1.) It is humid as all get out across the area. Judging by the current radar returns, the rain has pretty much covered all of the state. The bulk of the precip has occurred basically from Raleigh/Durham, east through the mountains. According to the drought monitor's update from last Tuesday, extreme eastern parts of Lincoln and Gaston counties are under an "abnormally dry" state, along with virtually all of Cleveland, Rutherford, Polk, Henderson, Transylvania, and the southern half of Jackson and Macon falling under the abnormally dry state. Again this was the drought status from May 19th. I think the drought is over for most of these areas, which means the trout streams are where they should be. The rain over the past few days has not been heavy enough to cause widespread flooding across the mountains, but localized areas that did/do see heavier rain showers may see a short spike in streamflows.

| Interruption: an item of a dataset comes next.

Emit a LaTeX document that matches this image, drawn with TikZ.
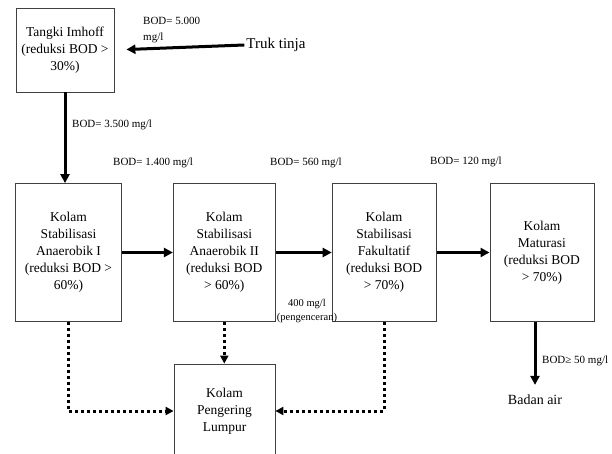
\documentclass[tikz,border=0pt]{standalone}
\usepackage{fontspec}
\setmainfont{Liberation Serif}
\usepackage{xcolor}
\usepackage{tikz}
\usetikzlibrary{arrows.meta, positioning}

\begin{document}
\begin{tikzpicture}[
    x=1pt, y=-1pt,
    pond/.style={rectangle, draw=black!75, line width=0.8pt, align=center, minimum height=138pt, inner sep=2pt, font=\fontsize{13.5}{17}\selectfont},
    bodlabel/.style={inner sep=0pt, align=left, font=\fontsize{11}{16}\selectfont},
    flow/.style={-{Triangle[length=9pt, width=9pt]}, line width=3pt},
    sludge/.style={-{Triangle[length=8pt, width=8pt]}, line width=3pt, dash pattern=on 3pt off 3pt}
]
\useasboundingbox (0,0) rectangle (612,454);

% Tangki Imhoff and inflow
\node[pond, minimum width=98pt, minimum height=84pt] (imhoff) at (65,50) {Tangki Imhoff\\(reduksi BOD >\\30\%)};
\node[font=\fontsize{15}{18}\selectfont, inner sep=2pt] (truk) at (276,45) {Truk tinja};
\node[bodlabel, anchor=north west] (bodin) at (143,16.5) {BOD= 5.000\\mg/l};

% Pond series
\node[pond, minimum width=106pt] (anaer1) at (68.5,252.5) {Kolam\\Stabilisasi\\Anaerobik I\\(reduksi BOD >\\60\%)};
\node[pond, minimum width=102pt, right=51pt of anaer1] (anaer2) {Kolam\\Stabilisasi\\Anaerobik II\\(reduksi BOD\\> 60\%)};
\node[pond, minimum width=104pt, right=56pt of anaer2] (fakultatif) {Kolam\\Stabilisasi\\Fakultatif\\(reduksi BOD\\> 70\%)};
\node[pond, minimum width=104pt, right=53pt of fakultatif] (maturasi) {Kolam\\Maturasi\\(reduksi BOD\\> 70\%)};

% Sludge drying and outlet
\node[pond, minimum width=101pt, minimum height=94pt] (pengering) at (224.5,411) {Kolam\\Pengering\\Lumpur};
\node[font=\fontsize{14}{17}\selectfont, inner sep=2pt] (badan) at (535,400) {Badan air};

% BOD labels
\node[bodlabel, anchor=west] (bod1) at (72,125) {BOD= 3.500 mg/l};
\node[bodlabel, anchor=west] (bod2) at (113,163) {BOD= 1.400 mg/l};
\node[bodlabel, anchor=west] (bod3) at (270,163) {BOD= 560 mg/l};
\node[bodlabel, anchor=west] (bod4) at (430,162) {BOD= 120 mg/l};
\node[bodlabel, align=center, font=\fontsize{10.5}{14}\selectfont] (dilute) at (307,311) {400 mg/l\\(pengenceran)};
\node[bodlabel, anchor=west] (bodout) at (542,361) {BOD≥ 50 mg/l};

% Arrows
\draw[flow, shorten >=12pt] (truk.west) -- (imhoff.east);
\draw[flow] (imhoff.south) -- (imhoff.south |- anaer1.north);
\draw[flow] (anaer1) -- (anaer2);
\draw[flow] (anaer2) -- (fakultatif);
\draw[flow] (fakultatif) -- (maturasi);
\draw[flow, shorten >=8pt] (maturasi.south -| badan.north) -- (badan.north);

% Sludge lines
\draw[sludge] (anaer1.south) |- (pengering.west);
\draw[sludge] (anaer2.south) -- (anaer2.south |- pengering.north);
\draw[sludge] (fakultatif.south) |- (pengering.east);

\end{tikzpicture}
\end{document}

Here's the latest streamflow data from the USGS....
Davidson River @ Brevard...154 cfs (average to date is 121 cfs)
Watauga River @ Sugar Grove...180 cfs (average is 139 cfs)
Nantahala River @ Rainbow Springs...275 cfs (average is 190 cfs)

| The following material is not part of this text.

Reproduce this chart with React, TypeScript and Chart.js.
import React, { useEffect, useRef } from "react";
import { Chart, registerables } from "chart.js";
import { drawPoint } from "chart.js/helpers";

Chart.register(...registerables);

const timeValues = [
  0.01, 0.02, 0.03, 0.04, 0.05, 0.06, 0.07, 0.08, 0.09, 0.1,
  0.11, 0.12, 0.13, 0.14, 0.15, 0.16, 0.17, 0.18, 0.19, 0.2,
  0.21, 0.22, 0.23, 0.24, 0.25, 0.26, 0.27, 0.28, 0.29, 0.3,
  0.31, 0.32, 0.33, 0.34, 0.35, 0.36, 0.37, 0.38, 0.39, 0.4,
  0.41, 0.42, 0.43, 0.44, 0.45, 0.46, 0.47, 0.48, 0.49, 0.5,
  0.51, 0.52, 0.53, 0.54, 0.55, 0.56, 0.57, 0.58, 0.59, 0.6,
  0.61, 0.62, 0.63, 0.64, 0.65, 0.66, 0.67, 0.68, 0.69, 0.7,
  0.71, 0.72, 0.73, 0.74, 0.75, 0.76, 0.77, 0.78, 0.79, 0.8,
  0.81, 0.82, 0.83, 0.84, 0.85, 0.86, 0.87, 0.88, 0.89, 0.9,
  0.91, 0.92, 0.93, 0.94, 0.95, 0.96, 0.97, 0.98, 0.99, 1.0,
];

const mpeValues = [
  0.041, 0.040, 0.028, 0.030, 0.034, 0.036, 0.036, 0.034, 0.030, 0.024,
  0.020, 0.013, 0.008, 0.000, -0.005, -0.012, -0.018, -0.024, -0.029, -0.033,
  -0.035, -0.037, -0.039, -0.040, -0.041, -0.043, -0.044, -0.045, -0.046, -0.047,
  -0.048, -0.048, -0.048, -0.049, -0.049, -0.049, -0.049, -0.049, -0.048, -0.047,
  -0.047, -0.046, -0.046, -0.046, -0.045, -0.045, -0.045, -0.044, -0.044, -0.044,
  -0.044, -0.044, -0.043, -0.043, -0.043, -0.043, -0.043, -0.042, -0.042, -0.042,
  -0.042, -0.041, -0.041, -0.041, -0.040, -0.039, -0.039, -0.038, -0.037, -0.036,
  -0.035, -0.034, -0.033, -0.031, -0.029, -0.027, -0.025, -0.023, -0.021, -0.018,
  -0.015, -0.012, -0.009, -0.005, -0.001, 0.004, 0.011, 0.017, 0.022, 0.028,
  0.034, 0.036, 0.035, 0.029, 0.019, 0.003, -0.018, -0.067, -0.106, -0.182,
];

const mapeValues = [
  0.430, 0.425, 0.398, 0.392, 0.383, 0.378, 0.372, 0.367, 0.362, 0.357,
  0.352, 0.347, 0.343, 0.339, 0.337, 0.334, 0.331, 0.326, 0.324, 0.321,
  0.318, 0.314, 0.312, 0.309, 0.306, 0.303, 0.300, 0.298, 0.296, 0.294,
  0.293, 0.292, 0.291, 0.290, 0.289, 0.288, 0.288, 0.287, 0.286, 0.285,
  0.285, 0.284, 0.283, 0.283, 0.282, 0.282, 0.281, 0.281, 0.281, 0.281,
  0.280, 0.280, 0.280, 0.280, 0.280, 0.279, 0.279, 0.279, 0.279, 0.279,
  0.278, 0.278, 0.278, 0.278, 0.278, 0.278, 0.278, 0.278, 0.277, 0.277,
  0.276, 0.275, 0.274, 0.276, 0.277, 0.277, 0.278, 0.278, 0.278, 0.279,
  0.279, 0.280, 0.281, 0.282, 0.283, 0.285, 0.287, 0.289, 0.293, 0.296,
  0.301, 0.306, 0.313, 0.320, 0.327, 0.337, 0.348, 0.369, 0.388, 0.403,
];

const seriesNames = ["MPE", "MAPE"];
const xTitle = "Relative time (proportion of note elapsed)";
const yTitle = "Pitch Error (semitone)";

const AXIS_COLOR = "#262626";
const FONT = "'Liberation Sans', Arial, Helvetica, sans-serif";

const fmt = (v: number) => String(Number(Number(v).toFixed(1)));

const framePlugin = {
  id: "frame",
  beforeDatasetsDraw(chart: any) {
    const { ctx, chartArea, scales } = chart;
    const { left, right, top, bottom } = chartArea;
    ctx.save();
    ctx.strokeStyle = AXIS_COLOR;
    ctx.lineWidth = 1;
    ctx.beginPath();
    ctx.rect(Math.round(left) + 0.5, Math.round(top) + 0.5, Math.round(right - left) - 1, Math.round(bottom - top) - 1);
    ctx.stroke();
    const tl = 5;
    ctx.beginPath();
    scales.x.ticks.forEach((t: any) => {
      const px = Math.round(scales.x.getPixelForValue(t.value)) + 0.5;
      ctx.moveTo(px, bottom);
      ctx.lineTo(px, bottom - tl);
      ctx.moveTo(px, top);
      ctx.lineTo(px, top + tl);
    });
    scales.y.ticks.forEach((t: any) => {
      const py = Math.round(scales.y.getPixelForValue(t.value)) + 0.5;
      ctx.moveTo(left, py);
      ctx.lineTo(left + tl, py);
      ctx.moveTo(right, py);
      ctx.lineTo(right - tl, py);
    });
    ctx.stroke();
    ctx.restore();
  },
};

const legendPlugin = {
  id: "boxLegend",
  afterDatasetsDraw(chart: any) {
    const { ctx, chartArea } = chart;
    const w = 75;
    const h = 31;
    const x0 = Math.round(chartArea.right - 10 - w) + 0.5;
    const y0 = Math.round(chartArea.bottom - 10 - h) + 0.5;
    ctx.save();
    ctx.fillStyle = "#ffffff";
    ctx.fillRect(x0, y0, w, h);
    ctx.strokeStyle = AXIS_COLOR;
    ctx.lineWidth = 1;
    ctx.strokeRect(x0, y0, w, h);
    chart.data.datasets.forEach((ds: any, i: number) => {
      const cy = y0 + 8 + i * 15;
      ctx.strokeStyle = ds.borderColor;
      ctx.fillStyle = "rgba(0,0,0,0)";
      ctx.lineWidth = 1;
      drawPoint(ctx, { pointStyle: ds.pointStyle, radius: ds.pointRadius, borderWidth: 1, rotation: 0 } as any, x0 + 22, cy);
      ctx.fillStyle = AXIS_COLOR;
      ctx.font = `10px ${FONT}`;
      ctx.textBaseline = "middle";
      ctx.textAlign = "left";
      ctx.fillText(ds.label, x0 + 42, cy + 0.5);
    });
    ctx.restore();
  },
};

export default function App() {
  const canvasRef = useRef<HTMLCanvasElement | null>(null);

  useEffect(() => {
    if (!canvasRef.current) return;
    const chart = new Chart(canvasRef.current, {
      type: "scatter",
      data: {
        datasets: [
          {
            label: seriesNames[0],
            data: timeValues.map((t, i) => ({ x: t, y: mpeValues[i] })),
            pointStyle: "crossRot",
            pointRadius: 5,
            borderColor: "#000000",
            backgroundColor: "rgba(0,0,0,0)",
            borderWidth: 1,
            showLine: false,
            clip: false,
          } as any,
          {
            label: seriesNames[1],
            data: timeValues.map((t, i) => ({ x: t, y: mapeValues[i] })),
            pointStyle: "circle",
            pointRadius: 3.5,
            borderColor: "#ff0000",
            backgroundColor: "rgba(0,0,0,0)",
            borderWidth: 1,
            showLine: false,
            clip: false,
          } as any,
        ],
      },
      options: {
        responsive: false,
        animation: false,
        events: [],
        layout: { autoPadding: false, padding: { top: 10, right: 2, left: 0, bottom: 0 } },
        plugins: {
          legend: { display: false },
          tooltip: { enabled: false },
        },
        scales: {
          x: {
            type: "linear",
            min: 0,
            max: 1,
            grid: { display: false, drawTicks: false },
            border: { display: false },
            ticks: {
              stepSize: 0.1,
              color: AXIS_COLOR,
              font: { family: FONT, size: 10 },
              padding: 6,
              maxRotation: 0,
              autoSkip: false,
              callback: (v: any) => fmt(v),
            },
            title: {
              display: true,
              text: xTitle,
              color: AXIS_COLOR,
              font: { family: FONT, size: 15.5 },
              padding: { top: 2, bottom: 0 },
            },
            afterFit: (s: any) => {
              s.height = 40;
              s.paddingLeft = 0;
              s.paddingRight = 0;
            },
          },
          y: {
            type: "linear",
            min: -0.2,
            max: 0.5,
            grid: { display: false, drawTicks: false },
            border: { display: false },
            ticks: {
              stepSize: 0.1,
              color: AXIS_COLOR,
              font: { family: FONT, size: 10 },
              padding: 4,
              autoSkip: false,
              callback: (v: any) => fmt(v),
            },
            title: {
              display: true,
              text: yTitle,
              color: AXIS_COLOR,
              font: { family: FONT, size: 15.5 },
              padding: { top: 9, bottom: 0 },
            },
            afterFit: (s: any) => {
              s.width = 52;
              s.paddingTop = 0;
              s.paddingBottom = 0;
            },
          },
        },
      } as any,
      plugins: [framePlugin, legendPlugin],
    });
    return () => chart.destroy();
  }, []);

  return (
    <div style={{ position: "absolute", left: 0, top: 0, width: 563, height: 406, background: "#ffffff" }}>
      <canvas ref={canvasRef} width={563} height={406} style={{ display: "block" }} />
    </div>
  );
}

South Toe River @ Celo...236 cfs (average is 116 cfs)
Tuckasegee River @ Cullowhee...100 cfs (average is 215)
Oconoluftee River @ Birdtown...447 cfs (average is 483 cfs)

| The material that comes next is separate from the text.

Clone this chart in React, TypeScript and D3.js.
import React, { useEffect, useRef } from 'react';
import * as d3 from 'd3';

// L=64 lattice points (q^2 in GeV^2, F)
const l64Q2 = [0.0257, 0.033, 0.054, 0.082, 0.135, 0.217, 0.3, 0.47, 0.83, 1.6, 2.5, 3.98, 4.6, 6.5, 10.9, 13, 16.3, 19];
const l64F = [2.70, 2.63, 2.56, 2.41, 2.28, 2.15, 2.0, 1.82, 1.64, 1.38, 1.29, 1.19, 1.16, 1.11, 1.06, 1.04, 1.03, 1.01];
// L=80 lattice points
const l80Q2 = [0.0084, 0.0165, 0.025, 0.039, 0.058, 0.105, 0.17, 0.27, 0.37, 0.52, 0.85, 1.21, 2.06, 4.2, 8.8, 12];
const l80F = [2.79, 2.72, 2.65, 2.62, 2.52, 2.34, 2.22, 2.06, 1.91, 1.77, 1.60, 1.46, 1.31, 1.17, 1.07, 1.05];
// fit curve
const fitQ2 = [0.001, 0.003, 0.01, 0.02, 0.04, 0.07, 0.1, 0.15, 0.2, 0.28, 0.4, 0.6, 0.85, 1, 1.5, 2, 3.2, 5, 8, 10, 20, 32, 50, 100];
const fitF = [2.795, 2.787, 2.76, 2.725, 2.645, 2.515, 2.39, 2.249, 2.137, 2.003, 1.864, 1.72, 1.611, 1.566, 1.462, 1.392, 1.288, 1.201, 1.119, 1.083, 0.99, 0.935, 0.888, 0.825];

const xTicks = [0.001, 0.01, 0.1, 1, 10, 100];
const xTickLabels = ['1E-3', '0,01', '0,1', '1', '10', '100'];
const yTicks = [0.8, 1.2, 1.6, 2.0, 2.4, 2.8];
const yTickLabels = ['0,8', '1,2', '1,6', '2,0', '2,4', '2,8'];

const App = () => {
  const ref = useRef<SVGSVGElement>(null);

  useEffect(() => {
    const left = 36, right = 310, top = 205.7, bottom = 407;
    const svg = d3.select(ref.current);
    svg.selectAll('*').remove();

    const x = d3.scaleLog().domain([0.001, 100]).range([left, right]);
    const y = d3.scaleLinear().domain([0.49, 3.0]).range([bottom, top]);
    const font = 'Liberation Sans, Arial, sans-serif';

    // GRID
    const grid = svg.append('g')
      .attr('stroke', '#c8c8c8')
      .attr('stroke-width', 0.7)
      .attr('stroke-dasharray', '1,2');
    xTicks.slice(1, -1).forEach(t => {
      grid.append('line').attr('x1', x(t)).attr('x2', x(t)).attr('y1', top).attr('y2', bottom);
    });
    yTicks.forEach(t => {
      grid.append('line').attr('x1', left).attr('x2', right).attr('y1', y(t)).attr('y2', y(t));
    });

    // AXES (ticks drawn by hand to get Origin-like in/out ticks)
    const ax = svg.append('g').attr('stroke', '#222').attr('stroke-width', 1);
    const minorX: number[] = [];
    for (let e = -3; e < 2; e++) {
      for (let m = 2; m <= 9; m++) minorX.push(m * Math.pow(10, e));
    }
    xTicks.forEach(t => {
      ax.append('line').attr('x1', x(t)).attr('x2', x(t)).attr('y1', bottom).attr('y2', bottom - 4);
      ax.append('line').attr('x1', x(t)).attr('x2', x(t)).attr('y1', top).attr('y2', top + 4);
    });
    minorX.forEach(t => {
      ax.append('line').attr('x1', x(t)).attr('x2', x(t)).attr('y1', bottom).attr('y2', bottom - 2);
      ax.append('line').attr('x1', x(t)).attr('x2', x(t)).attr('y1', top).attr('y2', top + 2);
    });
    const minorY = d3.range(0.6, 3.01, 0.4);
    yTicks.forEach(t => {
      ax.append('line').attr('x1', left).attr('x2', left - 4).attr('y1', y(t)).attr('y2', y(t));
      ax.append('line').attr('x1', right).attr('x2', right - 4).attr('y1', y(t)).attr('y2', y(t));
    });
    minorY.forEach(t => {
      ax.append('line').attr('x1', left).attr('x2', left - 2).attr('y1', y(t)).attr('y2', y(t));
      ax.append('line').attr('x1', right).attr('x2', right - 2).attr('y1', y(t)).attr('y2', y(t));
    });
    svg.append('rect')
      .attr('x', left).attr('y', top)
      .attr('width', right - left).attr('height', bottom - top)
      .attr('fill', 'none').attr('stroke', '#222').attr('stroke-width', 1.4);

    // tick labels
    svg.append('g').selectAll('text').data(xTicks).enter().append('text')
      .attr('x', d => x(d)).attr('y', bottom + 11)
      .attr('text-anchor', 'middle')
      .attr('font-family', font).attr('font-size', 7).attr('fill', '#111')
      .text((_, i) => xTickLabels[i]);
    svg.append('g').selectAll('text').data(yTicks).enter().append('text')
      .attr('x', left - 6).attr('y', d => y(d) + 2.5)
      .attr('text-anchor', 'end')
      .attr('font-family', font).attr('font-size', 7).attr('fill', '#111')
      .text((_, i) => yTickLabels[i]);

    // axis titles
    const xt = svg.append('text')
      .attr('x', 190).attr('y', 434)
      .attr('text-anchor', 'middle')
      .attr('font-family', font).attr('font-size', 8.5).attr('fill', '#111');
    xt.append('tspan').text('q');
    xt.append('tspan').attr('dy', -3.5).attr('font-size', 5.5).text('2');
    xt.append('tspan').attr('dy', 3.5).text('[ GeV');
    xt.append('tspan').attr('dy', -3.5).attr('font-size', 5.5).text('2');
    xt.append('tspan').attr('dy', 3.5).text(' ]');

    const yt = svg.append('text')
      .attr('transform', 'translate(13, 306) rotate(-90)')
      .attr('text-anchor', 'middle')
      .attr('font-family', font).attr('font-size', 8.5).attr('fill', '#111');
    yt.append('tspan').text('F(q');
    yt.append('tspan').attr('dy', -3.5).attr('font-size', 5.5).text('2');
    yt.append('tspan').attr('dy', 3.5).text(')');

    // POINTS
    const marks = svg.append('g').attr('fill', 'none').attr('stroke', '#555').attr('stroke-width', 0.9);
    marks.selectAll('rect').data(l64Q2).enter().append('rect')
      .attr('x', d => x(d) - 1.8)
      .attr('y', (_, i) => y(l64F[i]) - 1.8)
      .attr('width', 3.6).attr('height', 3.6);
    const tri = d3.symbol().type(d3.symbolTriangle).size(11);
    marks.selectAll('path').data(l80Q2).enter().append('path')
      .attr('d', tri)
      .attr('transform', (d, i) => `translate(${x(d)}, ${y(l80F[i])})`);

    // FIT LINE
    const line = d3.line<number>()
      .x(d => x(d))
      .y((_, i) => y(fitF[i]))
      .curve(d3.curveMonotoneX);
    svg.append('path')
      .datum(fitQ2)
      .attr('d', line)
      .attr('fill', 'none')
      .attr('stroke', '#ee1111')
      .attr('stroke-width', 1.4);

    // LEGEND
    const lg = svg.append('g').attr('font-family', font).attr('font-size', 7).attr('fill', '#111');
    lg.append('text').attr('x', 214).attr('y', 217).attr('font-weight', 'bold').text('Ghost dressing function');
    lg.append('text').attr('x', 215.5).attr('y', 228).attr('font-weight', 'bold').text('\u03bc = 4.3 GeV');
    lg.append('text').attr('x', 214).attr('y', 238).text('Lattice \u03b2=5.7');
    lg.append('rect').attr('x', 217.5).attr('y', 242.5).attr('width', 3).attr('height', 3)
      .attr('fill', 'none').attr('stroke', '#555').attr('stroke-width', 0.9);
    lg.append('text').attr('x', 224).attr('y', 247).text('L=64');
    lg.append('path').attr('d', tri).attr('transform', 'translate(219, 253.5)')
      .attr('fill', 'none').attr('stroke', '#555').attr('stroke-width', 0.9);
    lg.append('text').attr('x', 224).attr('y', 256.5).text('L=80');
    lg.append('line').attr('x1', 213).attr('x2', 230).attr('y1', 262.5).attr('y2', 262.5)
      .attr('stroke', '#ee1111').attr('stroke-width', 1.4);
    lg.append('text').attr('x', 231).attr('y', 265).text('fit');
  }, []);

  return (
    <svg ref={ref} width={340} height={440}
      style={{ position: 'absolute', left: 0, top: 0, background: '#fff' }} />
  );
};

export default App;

Cataloochee Creek @ Cataloochee...98 cfs (average is 102 cfs)
South Fork New River @ Jefferson...496 cfs (average is 397 cfs)
New River @ Galax, VA...1,680 cfs (average is 1,820 cfs
2.) To sum it all up, most rivers are either slightly above or slightly below average flows. Albeit the flows are generally where they should be, this doesn't mean that the flows aren't strong and flowing fast. Also, there may be a little color to the water, so you may get away with 4x. Sporadic hatches of Dark Hendricksons and Light Hendrickons are causing the trout to look up. In the evenings look for Light Cahills, a few March Browns, and the much anticipated Green Drakes. Patterns in the dry fly department to try include Attractors (Royal Wulff, Trudes, etc) when there isn't a noticeable hatch, along with Light Cahills, Green Drakes, and Dk/Lt Hendricksons in the evenings. If you are heading up to the Smokies, have a lot of yellow flies such as Yellow Palmers, Yellow Stimulators, Yellow Sally or any other fly that incorporates a lot of yellow. As for nymphs, BH Pheasant Tail Nymphs, Hare's Ears, BH Princes, Lightning Bugs, San Juan Worms, Green Weenies, Copper Johns, Zug Bugs and Tellico Nymphs (just to mention a few) have all produced fish. Small streamers such as a tan or olive Slumpbuster have been producing fish as well.